Directions for this task >> Repeat the listing exactly as given, omitting every image.
= = = = =
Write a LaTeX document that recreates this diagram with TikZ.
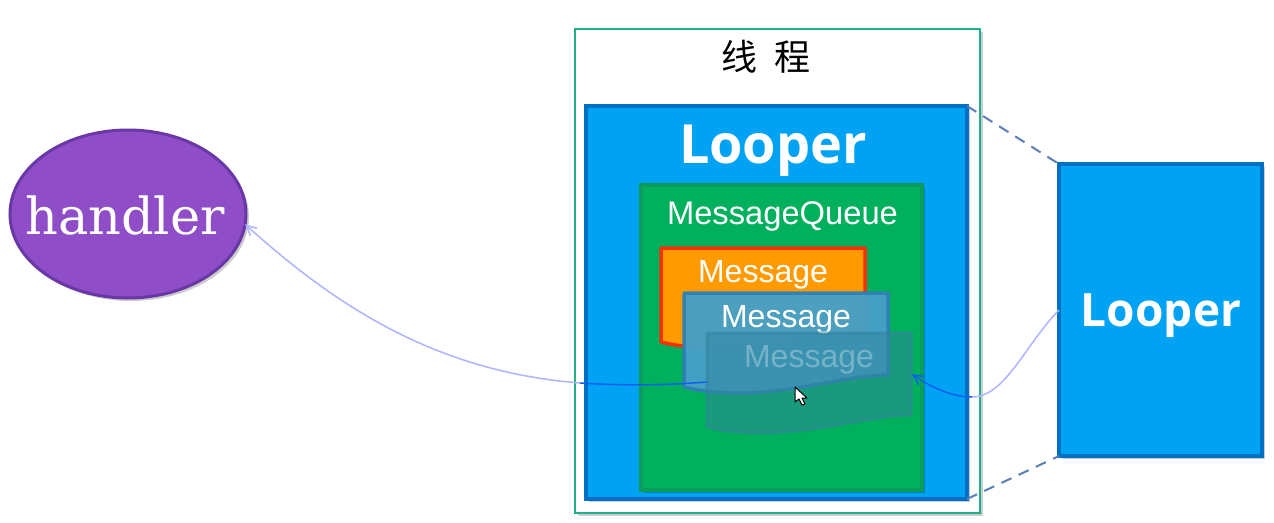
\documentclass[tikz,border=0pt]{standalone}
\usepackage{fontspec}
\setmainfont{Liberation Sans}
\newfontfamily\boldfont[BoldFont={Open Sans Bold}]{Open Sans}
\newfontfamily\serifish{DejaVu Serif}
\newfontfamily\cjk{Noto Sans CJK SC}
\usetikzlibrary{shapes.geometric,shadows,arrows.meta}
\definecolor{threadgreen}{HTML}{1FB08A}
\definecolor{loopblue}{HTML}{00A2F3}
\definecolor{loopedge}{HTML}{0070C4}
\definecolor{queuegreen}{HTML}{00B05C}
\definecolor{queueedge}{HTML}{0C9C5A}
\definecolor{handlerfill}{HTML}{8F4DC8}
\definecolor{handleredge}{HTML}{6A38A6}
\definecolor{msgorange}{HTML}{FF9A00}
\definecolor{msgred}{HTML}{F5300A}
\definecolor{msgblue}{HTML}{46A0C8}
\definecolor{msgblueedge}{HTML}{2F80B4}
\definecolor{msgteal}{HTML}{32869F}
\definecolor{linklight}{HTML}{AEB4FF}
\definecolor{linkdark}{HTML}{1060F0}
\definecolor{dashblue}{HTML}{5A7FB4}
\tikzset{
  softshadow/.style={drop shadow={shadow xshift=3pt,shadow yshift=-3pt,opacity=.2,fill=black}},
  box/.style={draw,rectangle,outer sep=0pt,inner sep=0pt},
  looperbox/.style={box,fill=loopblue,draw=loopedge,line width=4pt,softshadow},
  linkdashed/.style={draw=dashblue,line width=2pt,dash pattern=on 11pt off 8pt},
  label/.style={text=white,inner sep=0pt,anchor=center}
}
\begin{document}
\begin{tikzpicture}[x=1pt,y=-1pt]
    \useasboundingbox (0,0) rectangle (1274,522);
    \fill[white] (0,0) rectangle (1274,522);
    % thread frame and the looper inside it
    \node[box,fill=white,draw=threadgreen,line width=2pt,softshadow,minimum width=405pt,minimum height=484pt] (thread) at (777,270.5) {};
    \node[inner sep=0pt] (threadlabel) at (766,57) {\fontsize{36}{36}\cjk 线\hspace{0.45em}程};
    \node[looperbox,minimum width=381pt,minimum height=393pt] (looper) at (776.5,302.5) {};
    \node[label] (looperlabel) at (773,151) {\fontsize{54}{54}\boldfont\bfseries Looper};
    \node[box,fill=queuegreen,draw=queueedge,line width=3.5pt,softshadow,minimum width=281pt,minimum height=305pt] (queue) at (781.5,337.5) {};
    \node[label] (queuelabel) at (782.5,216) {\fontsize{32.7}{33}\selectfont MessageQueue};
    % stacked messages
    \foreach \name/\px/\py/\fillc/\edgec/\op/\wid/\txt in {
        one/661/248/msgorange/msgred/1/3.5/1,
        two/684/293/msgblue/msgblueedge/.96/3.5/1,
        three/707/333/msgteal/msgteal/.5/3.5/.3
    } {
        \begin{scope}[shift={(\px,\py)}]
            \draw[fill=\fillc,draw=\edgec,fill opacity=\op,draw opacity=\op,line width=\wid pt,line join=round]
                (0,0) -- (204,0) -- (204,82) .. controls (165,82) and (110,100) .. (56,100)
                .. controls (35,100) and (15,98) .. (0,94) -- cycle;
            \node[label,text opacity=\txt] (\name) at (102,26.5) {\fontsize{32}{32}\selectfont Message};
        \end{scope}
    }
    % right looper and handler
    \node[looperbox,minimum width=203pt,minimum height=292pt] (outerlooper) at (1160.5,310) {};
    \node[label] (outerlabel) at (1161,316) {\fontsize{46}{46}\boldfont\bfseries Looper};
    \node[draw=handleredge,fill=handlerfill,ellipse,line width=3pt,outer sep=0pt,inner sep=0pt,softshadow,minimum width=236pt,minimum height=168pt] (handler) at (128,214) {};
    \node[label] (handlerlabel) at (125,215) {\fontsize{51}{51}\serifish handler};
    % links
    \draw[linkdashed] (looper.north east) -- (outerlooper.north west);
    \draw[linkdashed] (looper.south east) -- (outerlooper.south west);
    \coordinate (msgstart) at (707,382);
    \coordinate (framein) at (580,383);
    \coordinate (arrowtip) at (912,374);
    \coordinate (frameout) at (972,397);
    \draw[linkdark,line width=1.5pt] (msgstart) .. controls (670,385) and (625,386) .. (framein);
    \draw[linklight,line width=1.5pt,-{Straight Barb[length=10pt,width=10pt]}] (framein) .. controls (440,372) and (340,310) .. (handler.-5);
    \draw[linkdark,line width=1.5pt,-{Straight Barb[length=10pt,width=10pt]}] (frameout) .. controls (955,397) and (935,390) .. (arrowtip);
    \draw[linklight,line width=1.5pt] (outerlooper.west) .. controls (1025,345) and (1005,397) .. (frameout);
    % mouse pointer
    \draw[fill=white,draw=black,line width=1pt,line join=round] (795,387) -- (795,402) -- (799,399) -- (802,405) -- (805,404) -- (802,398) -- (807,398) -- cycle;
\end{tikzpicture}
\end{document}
= = = = =
Task result >>
Write a LaTeX document that recreates this diagram with TikZ.
\documentclass[tikz,border=0pt]{standalone}
\usepackage{fontspec}
\setmainfont{Liberation Sans}
\newfontfamily\boldfont[BoldFont={Open Sans Bold}]{Open Sans}
\newfontfamily\serifish{DejaVu Serif}
\newfontfamily\cjk{Noto Sans CJK SC}
\usetikzlibrary{shapes.geometric,shadows,arrows.meta}
\definecolor{threadgreen}{HTML}{1FB08A}
\definecolor{loopblue}{HTML}{00A2F3}
\definecolor{loopedge}{HTML}{0070C4}
\definecolor{queuegreen}{HTML}{00B05C}
\definecolor{queueedge}{HTML}{0C9C5A}
\definecolor{handlerfill}{HTML}{8F4DC8}
\definecolor{handleredge}{HTML}{6A38A6}
\definecolor{msgorange}{HTML}{FF9A00}
\definecolor{msgred}{HTML}{F5300A}
\definecolor{msgblue}{HTML}{46A0C8}
\definecolor{msgblueedge}{HTML}{2F80B4}
\definecolor{msgteal}{HTML}{32869F}
\definecolor{linklight}{HTML}{AEB4FF}
\definecolor{linkdark}{HTML}{1060F0}
\definecolor{dashblue}{HTML}{5A7FB4}
\tikzset{
  softshadow/.style={drop shadow={shadow xshift=3pt,shadow yshift=-3pt,opacity=.2,fill=black}},
  box/.style={draw,rectangle,outer sep=0pt,inner sep=0pt},
  looperbox/.style={box,fill=loopblue,draw=loopedge,line width=4pt,softshadow},
  linkdashed/.style={draw=dashblue,line width=2pt,dash pattern=on 11pt off 8pt},
  label/.style={text=white,inner sep=0pt,anchor=center}
}
\begin{document}
\begin{tikzpicture}[x=1pt,y=-1pt]
    \useasboundingbox (0,0) rectangle (1274,522);
    \fill[white] (0,0) rectangle (1274,522);
    % thread frame and the looper inside it
    \node[box,fill=white,draw=threadgreen,line width=2pt,softshadow,minimum width=405pt,minimum height=484pt] (thread) at (777,270.5) {};
    \node[inner sep=0pt] (threadlabel) at (766,57) {\fontsize{36}{36}\cjk 线\hspace{0.45em}程};
    \node[looperbox,minimum width=381pt,minimum height=393pt] (looper) at (776.5,302.5) {};
    \node[label] (looperlabel) at (773,151) {\fontsize{54}{54}\boldfont\bfseries Looper};
    \node[box,fill=queuegreen,draw=queueedge,line width=3.5pt,softshadow,minimum width=281pt,minimum height=305pt] (queue) at (781.5,337.5) {};
    \node[label] (queuelabel) at (782.5,216) {\fontsize{32.7}{33}\selectfont MessageQueue};
    % stacked messages
    \foreach \name/\px/\py/\fillc/\edgec/\op/\wid/\txt in {
        one/661/248/msgorange/msgred/1/3.5/1,
        two/684/293/msgblue/msgblueedge/.96/3.5/1,
        three/707/333/msgteal/msgteal/.5/3.5/.3
    } {
        \begin{scope}[shift={(\px,\py)}]
            \draw[fill=\fillc,draw=\edgec,fill opacity=\op,draw opacity=\op,line width=\wid pt,line join=round]
                (0,0) -- (204,0) -- (204,82) .. controls (165,82) and (110,100) .. (56,100)
                .. controls (35,100) and (15,98) .. (0,94) -- cycle;
            \node[label,text opacity=\txt] (\name) at (102,26.5) {\fontsize{32}{32}\selectfont Message};
        \end{scope}
    }
    % right looper and handler
    \node[looperbox,minimum width=203pt,minimum height=292pt] (outerlooper) at (1160.5,310) {};
    \node[label] (outerlabel) at (1161,316) {\fontsize{46}{46}\boldfont\bfseries Looper};
    \node[draw=handleredge,fill=handlerfill,ellipse,line width=3pt,outer sep=0pt,inner sep=0pt,softshadow,minimum width=236pt,minimum height=168pt] (handler) at (128,214) {};
    \node[label] (handlerlabel) at (125,215) {\fontsize{51}{51}\serifish handler};
    % links
    \draw[linkdashed] (looper.north east) -- (outerlooper.north west);
    \draw[linkdashed] (looper.south east) -- (outerlooper.south west);
    \coordinate (msgstart) at (707,382);
    \coordinate (framein) at (580,383);
    \coordinate (arrowtip) at (912,374);
    \coordinate (frameout) at (972,397);
    \draw[linkdark,line width=1.5pt] (msgstart) .. controls (670,385) and (625,386) .. (framein);
    \draw[linklight,line width=1.5pt,-{Straight Barb[length=10pt,width=10pt]}] (framein) .. controls (440,372) and (340,310) .. (handler.-5);
    \draw[linkdark,line width=1.5pt,-{Straight Barb[length=10pt,width=10pt]}] (frameout) .. controls (955,397) and (935,390) .. (arrowtip);
    \draw[linklight,line width=1.5pt] (outerlooper.west) .. controls (1025,345) and (1005,397) .. (frameout);
    % mouse pointer
    \draw[fill=white,draw=black,line width=1pt,line join=round] (795,387) -- (795,402) -- (799,399) -- (802,405) -- (805,404) -- (802,398) -- (807,398) -- cycle;
\end{tikzpicture}
\end{document}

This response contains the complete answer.